“Sustainable Energy Strategies in Low and Middle-Income Economies: Blending technology, finance and policy beyond 2012” is the title of the conference organized in Milan, on November 22nd-23rd, by Politecnico di Milano in collaboration with the the International Centre for Science and High Technology (ICS) and the United Nation Industrial Development Organization (UNIDO).Energy plays a fundamental role in shaping the human condition and is the key to socio-economic progress. The way most of the energy is currently produced and utilized is unsustainable and threatens the environment on both local and global scales. The lack of access to electricity and the reliance on traditional biomass as main source of energy hinder the path out of poverty for many people in developing countries.
The conference aimed at promoting a discussion on the key issues of energy access in low and middle income economies: which technologies need to be promoted? Which business models may contribute to the development of new inclusive energy markets? Which policies and institutions are needed to support new energy systems and promote production and consumption patterns that would foster sustainable energy access?

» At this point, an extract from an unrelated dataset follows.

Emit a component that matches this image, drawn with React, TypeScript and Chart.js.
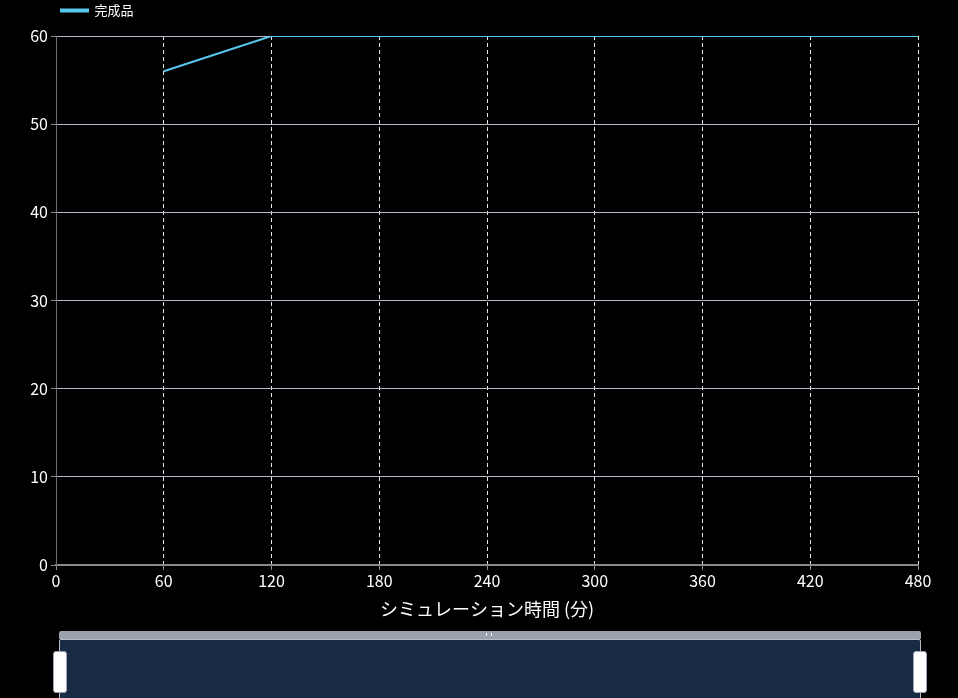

Alberto Piatti, AVSI Secretary-General, presented the experiences on energy efficiency in poor urban areas, in Brazil, and on the use of fuel efficient cookstoves, in Mozambique. “A strong alliance among private profit and non-profit actors, research institutes and public institutions is needed to face the threat of energy poverty and provide smart solutions tailored to the needs of different contexts. For this reason, NGOs can provide an added value in outlining new paths to improve energy access for about 2 billion people.
The challenge is about restoring what Pope Benedict XVI calls “the covenant between human beings and the environment”, without which the whole human family is destined to desappear. In a culture where this connection is spoilt and conflictual, a new creative relationship is needed.